**INSTRUCTIONS TO FOLLOW:** Beginning with the first line below, please repeat the material exactly, ending with the line that includes "return (H - B - yp) / (H - T - B)".

**DATA:**
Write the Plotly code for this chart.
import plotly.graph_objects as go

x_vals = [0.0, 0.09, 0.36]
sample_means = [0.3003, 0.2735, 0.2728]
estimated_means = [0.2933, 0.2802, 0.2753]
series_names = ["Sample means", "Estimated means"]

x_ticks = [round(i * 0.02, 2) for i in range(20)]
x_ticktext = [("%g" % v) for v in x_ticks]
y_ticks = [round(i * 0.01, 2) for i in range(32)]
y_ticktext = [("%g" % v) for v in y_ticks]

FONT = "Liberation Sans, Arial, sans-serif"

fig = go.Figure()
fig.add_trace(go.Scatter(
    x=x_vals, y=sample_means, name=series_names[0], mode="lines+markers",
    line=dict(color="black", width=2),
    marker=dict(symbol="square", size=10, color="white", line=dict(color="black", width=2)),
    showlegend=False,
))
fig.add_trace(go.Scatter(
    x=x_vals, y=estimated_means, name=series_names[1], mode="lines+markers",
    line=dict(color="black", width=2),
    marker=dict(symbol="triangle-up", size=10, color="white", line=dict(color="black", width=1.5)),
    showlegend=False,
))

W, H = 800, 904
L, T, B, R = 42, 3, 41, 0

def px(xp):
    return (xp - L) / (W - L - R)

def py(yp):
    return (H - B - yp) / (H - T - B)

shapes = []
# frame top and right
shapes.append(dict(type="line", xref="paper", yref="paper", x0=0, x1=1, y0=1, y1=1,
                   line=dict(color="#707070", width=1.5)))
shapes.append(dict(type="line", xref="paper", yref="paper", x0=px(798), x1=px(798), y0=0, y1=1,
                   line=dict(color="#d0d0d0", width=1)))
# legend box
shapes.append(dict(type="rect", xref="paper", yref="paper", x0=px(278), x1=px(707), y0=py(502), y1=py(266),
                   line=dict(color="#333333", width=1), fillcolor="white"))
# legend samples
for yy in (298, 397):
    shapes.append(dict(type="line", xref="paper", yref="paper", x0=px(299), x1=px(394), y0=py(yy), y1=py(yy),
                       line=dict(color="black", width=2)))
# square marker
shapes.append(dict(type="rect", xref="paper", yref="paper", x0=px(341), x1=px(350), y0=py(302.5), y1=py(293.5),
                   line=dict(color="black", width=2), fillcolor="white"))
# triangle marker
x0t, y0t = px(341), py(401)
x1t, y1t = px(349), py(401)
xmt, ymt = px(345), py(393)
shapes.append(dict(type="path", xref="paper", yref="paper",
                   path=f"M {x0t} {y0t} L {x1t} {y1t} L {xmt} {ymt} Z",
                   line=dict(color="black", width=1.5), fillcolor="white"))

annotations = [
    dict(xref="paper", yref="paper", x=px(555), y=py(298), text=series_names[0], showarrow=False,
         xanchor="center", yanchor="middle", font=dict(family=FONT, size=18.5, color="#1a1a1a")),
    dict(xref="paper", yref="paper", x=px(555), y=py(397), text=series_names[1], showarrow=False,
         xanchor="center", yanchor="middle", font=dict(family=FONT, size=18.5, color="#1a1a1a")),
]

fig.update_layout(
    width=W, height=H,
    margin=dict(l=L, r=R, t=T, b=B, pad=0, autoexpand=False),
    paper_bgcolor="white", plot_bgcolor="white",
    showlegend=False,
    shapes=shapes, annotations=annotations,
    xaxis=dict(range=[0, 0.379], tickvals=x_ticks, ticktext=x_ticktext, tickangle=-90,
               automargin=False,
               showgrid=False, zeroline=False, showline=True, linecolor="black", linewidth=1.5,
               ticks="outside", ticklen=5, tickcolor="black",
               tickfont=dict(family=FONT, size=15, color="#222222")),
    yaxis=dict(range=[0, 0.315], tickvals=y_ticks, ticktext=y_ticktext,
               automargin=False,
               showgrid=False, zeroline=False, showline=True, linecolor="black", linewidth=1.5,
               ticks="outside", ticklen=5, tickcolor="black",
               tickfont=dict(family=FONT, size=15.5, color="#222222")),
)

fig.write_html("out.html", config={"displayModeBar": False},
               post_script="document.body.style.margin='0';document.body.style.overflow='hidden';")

**RESPONSE TO THIS TASK:**
Write the Plotly code for this chart.
import plotly.graph_objects as go

x_vals = [0.0, 0.09, 0.36]
sample_means = [0.3003, 0.2735, 0.2728]
estimated_means = [0.2933, 0.2802, 0.2753]
series_names = ["Sample means", "Estimated means"]

x_ticks = [round(i * 0.02, 2) for i in range(20)]
x_ticktext = [("%g" % v) for v in x_ticks]
y_ticks = [round(i * 0.01, 2) for i in range(32)]
y_ticktext = [("%g" % v) for v in y_ticks]

FONT = "Liberation Sans, Arial, sans-serif"

fig = go.Figure()
fig.add_trace(go.Scatter(
    x=x_vals, y=sample_means, name=series_names[0], mode="lines+markers",
    line=dict(color="black", width=2),
    marker=dict(symbol="square", size=10, color="white", line=dict(color="black", width=2)),
    showlegend=False,
))
fig.add_trace(go.Scatter(
    x=x_vals, y=estimated_means, name=series_names[1], mode="lines+markers",
    line=dict(color="black", width=2),
    marker=dict(symbol="triangle-up", size=10, color="white", line=dict(color="black", width=1.5)),
    showlegend=False,
))

W, H = 800, 904
L, T, B, R = 42, 3, 41, 0

def px(xp):
    return (xp - L) / (W - L - R)

def py(yp):
    return (H - B - yp) / (H - T - B)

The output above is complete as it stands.